I've noticed a few shops now offering to pay customers to go online and give feedback about their shopping experience. Normally this is a competition entry so in practice the chances are a customer won't get anything for their time, but I found that Tescos is giving loyalty points if you're part of their clubcard scheme. They were worth £2.50 when I filled one out. Are there any other stores you know of doing this? It's normally printed on a receipt at the bottom: "Were you happy today please go to (URL) to let us know" or something like that.
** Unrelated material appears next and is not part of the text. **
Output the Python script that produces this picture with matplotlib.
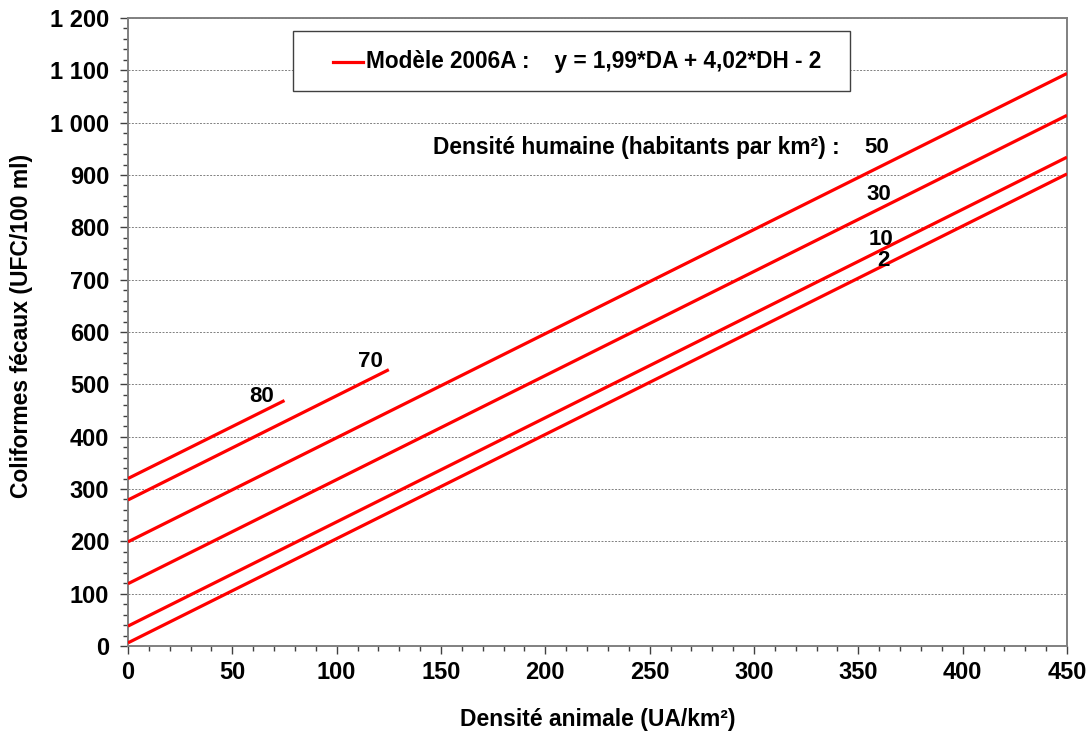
import matplotlib
matplotlib.use("Agg")
import matplotlib.pyplot as plt
from matplotlib.patches import Rectangle
from matplotlib.lines import Line2D
from matplotlib.ticker import MultipleLocator, FuncFormatter

plt.rcParams["font.family"] = ["Liberation Sans", "DejaVu Sans"]
plt.rcParams["font.weight"] = "bold"

# Modèle 2006A : y = 1,99*DA + 4,02*DH - 2, une droite par densité humaine
dh = [2, 10, 30, 50, 70, 80]
da_start = [0, 0, 0, 0, 0, 0]
da_end = [450, 450, 450, 450, 125, 75]
fc_start = [6, 38, 119, 199, 279, 320]
fc_end = [902, 934, 1014, 1094, 528, 469]

# étiquettes des droites (texte, x, y)
lab_txt = ["50", "30", "10", "2", "70", "80"]
lab_x = [359, 360, 361, 362, 116, 64]
lab_y = [953, 862, 776, 736, 543, 476]

red = "#ff0000"
grey = "#808080"
fs = 16

fig = plt.figure(figsize=(10.92, 7.31), dpi=100)
ax = fig.add_axes([0.1172, 0.1163, 0.8599, 0.8591])

for i in range(len(dh)):
    ax.plot([da_start[i], da_end[i]], [fc_start[i], fc_end[i]], color=red, lw=2.3,
            solid_capstyle="butt", zorder=3)

for t, x, y in zip(lab_txt, lab_x, lab_y):
    ax.text(x, y, t, fontsize=fs, fontweight="bold", ha="center", va="center", zorder=4)
ax.text(146, 953, "Densité humaine (habitants par km²) :", fontsize=16.4,
        fontweight="bold", ha="left", va="center")

ax.set_xlim(0, 450)
ax.set_ylim(0, 1200)
ax.xaxis.set_major_locator(MultipleLocator(50))
ax.xaxis.set_minor_locator(MultipleLocator(10))
ax.yaxis.set_major_locator(MultipleLocator(100))
ax.yaxis.set_minor_locator(MultipleLocator(20))
ax.yaxis.set_major_formatter(FuncFormatter(lambda v, p: f"{int(v):,}".replace(",", " ")))
ax.grid(True, axis="y", which="major", ls=(0, (2, 1.5)), lw=0.7, color=grey)
ax.tick_params(which="both", direction="out", color="#404040", labelsize=17, width=1)
ax.tick_params(which="major", length=5.5)
ax.tick_params(which="minor", length=3.5)
ax.tick_params(axis="x", pad=5)
ax.tick_params(axis="y", pad=8)
for s in ax.spines.values():
    s.set_color(grey)
    s.set_linewidth(1.4)
for lbl in ax.get_xticklabels() + ax.get_yticklabels():
    lbl.set_fontweight("bold")

ax.set_xlabel("Densité animale (UA/km²)", fontsize=16.5, fontweight="bold")
ax.set_ylabel("Coliformes fécaux (UFC/100 ml)", fontsize=16.5, fontweight="bold")
ax.xaxis.set_label_coords(0.5, -0.098)
ax.yaxis.set_label_coords(-0.101, 0.51)

# cadre de légende
ax.add_patch(Rectangle((0.176, 0.884), 0.593, 0.095, transform=ax.transAxes,
                       facecolor="white", edgecolor="#404040", lw=1.0, zorder=5))
ax.add_line(Line2D([0.218, 0.250], [0.930, 0.930], transform=ax.transAxes,
                   color=red, lw=2.3, zorder=6))
ax.text(0.2535, 0.930, "Modèle 2006A :    y = 1,99*DA + 4,02*DH - 2", transform=ax.transAxes,
        fontsize=16.3, fontweight="bold", ha="left", va="center", zorder=6)

fig.savefig("out.png", dpi=100)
This is really interesting and thank you for the information. I don't know of others doing this but I often do some shopping at Tescos. I've also seen the message at the bottom of the receipt but have never bothered to go online and do it. I think that a couple of pounds is worthwhile to tell them about my shopping experience.
It's not really pay, and I'm sorry if that's how you feel but it's 25 points if you fill out a survey. Most companies do this and McDonalds and Burger King give you a code for a £1.99 meal deal. Sorry, I'm not a fan of click and bait headers. The stores offer you loyalty points for a feedback form which isn't the same as paying you.
@janemariesayed Sorry, but I think the post was misleading. You get 25 points which is worth 25 pence. You can redeem clubcard vouchers in denominations of £2.50, so you need 250 points before you can get a voucher. It also takes quite a while for the points to credit, and sometimes they don't and you can't chase it up either.
My Tesco store was giving out token cards with receipts. If you entered the code from the card with the receipt, and added the cashier's name the survey was worth points to the value of £2.50 (perhaps because you were personalising the feedback?). Doing the survey from the receipt alone was worth a lot less. I take it your store only does the receipts? Also, they are the only ones I have seen that guarantee something for the survey. The rest are all competitions.
It would be an extremely valid attitude (for both sides ) if some of them (I'm talking about the companies ) didn't "coerce" the customers to write only positive reviews about the products. Many of that reviews are actually fake.